Hiç bir günahı olmayan sadece şefkatle anasının yüzüne bakan günahsız çocuklar yüzünden ülkemi virüs belasından kurtar...
Yarabbi en iyisini sen bilirsin. Yetim, kul ve kamu hakkı yememiş ve içimizde bulunan bu güzel insanlar hürmetine bizleri doğru yola ilet ve bu güzel kulların için bu hastalıktan insanlarımızı koru.
Kadiri Mutlak, Adili Mutlak olan Allah'ım biz çok adaletsizlik, hukuksuzluk yaptık. Bu yüzden bizleri cezalandırma.

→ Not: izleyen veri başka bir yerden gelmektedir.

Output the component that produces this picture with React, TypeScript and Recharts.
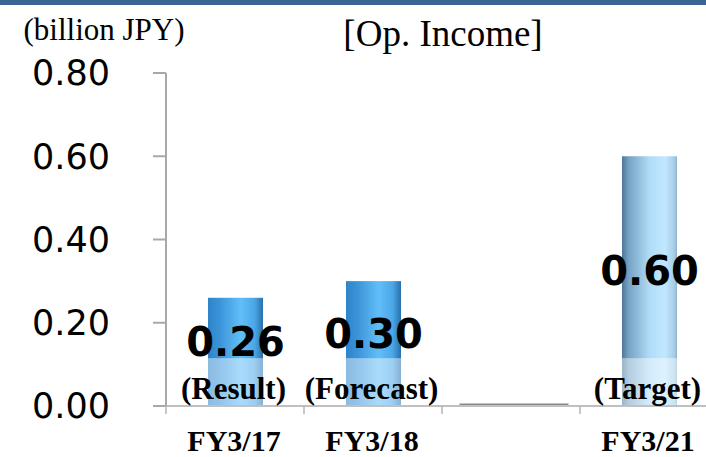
import { BarChart, Bar, XAxis, YAxis, LabelList } from "recharts";

const categories = ["FY3/17", "FY3/18", "", "FY3/21"];
const opIncome = [0.26, 0.3, 0, 0.6];
const notes = ["(Result)", "(Forecast)", "", "(Target)"];
const yTicks = [0, 0.2, 0.4, 0.6, 0.8];

const data = categories.map((name, i) => ({
  name,
  value: opIncome[i],
  note: notes[i],
}));

const CHART_W = 720;
const CHART_H = 457;
const Y_W = 166;
const RIGHT = 2;
const BAND = (CHART_W - Y_W - RIGHT) / categories.length;
// lighter band painted over the lower part of the bars
const FADE_TO = 0.115;

const serif = "'Liberation Serif', 'Times New Roman', serif";
const sans = "'DejaVu Sans', Verdana, sans-serif";

function BarShape(props: any) {
  const { x, y, width, height, payload } = props;
  const bottom = y + height;
  if (!payload.value) {
    const cx = x + width / 2;
    return (
      <line x1={cx - 52} x2={cx + 57} y1={bottom - 1} y2={bottom - 1} stroke="#8a8a8a" strokeWidth={3} />
    );
  }
  const fadeTop = bottom - height * (FADE_TO / payload.value);
  const fill = payload.note === "(Target)" ? "url(#gLight)" : "url(#gDark)";
  return (
    <g>
      <rect x={x} y={y} width={width} height={height} fill={fill} />
      <rect x={x} y={fadeTop} width={width} height={bottom - fadeTop} fill="#fff" fillOpacity={0.45} />
    </g>
  );
}

function ValueLabel(props: any) {
  const { x, y, width, height, value } = props;
  if (!value) return null;
  return (
    <text
      x={x + width / 2}
      y={y + height / 2 - 10}
      textAnchor="middle"
      dominantBaseline="central"
      fontFamily={sans}
      fontWeight="bold"
      fontSize={40}
      fill="#000"
    >
      {value.toFixed(2)}
    </text>
  );
}

function NoteLabel(props: any) {
  const { x, y, width, height, value } = props;
  if (!value) return null;
  return (
    <text
      x={x + width / 2 - 2}
      y={y + height - 7}
      textAnchor="middle"
      fontFamily={serif}
      fontWeight="bold"
      fontSize={31}
      fill="#000"
    >
      {value}
    </text>
  );
}

function CatTick(props: any) {
  const { x, y, payload } = props;
  return (
    <g>
      <line x1={x - BAND / 2} x2={x - BAND / 2} y1={y} y2={y + 8} stroke="#b4b4b4" strokeWidth={1.5} />
      <text x={x - 1} y={y + 45} textAnchor="middle" fontFamily={serif} fontWeight="bold" fontSize={30} fill="#000">
        {payload.value}
      </text>
    </g>
  );
}

export default function App() {
  return (
    <div style={{ position: "absolute", left: 0, top: 0, width: 706, height: 457, overflow: "hidden", background: "#fff" }}>
      <div style={{ position: "absolute", left: 0, top: 0, width: 706, height: 5, background: "#3b6494" }} />
      <svg width={706} height={60} style={{ position: "absolute", left: 0, top: 0 }}>
        <text x={104} y={40} textAnchor="middle" fontFamily={serif} fontSize={31} fill="#000">
          (billion JPY)
        </text>
        <text x={443} y={46} textAnchor="middle" fontFamily={serif} fontSize={37} fill="#000">
          [Op. Income]
        </text>
      </svg>
      <div style={{ position: "absolute", left: 0, top: 0 }}>
        <BarChart
          width={CHART_W}
          height={CHART_H}
          data={data}
          margin={{ top: 73, right: RIGHT, left: 0, bottom: 0 }}
          barSize={55}
        >
          <defs>
            <linearGradient id="gDark" x1="0" y1="0" x2="1" y2="0">
              <stop offset="0" stopColor="#2f84c8" />
              <stop offset="0.2" stopColor="#3a93d8" />
              <stop offset="0.6" stopColor="#62bef8" />
              <stop offset="0.85" stopColor="#4aa6e6" />
              <stop offset="1" stopColor="#2870ac" />
            </linearGradient>
            <linearGradient id="gLight" x1="0" y1="0" x2="1" y2="0">
              <stop offset="0" stopColor="#4f7596" />
              <stop offset="0.12" stopColor="#76a2c4" />
              <stop offset="0.5" stopColor="#b0dcf8" />
              <stop offset="0.78" stopColor="#c2e8ff" />
              <stop offset="0.95" stopColor="#a6cde8" />
              <stop offset="1" stopColor="#8cb2cc" />
            </linearGradient>
          </defs>
          <XAxis
            dataKey="name"
            height={51}
            axisLine={{ stroke: "#c0c0c0", strokeWidth: 2 }}
            tickLine={false}
            tickSize={0}
            tickMargin={0}
            interval={0}
            tick={<CatTick />}
          />
          <YAxis
            width={Y_W}
            domain={[0, 0.8]}
            ticks={yTicks}
            tickFormatter={(v: number) => v.toFixed(2)}
            axisLine={{ stroke: "#a8a8a8", strokeWidth: 2 }}
            tickLine={{ stroke: "#a8a8a8", strokeWidth: 2 }}
            tickSize={13}
            tickMargin={43}
            tick={{ fill: "#000", fontSize: 35, fontFamily: sans }}
          />
          <Bar dataKey="value" shape={<BarShape />} isAnimationActive={false}>
            <LabelList dataKey="value" content={<ValueLabel />} />
            <LabelList dataKey="note" content={<NoteLabel />} />
          </Bar>
        </BarChart>
      </div>
    </div>
  );
}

Bizlere tövbe edip rızana uygun amel işlemeyi bizlere nasip et...
Bilim adamlarımıza basiret, devlet adamlarımıza adalet, yöneticilerimize ehliyet ve liyakat nasip eyle.
Yüce rabbim biz aciz kullarız. Ne olur bizi bu azaptan kurtar. Bizi affet. Bizlere hidayet nasip et. Kibirden, riyadan, yalandan, dolandan, talandan bizleri koru.
Yanlış yola sapanları Islah eyle.... Islah olmak istemeyenleri de Kahhar ismin hürmetine kahreyle....
Amin. Amin. Amin.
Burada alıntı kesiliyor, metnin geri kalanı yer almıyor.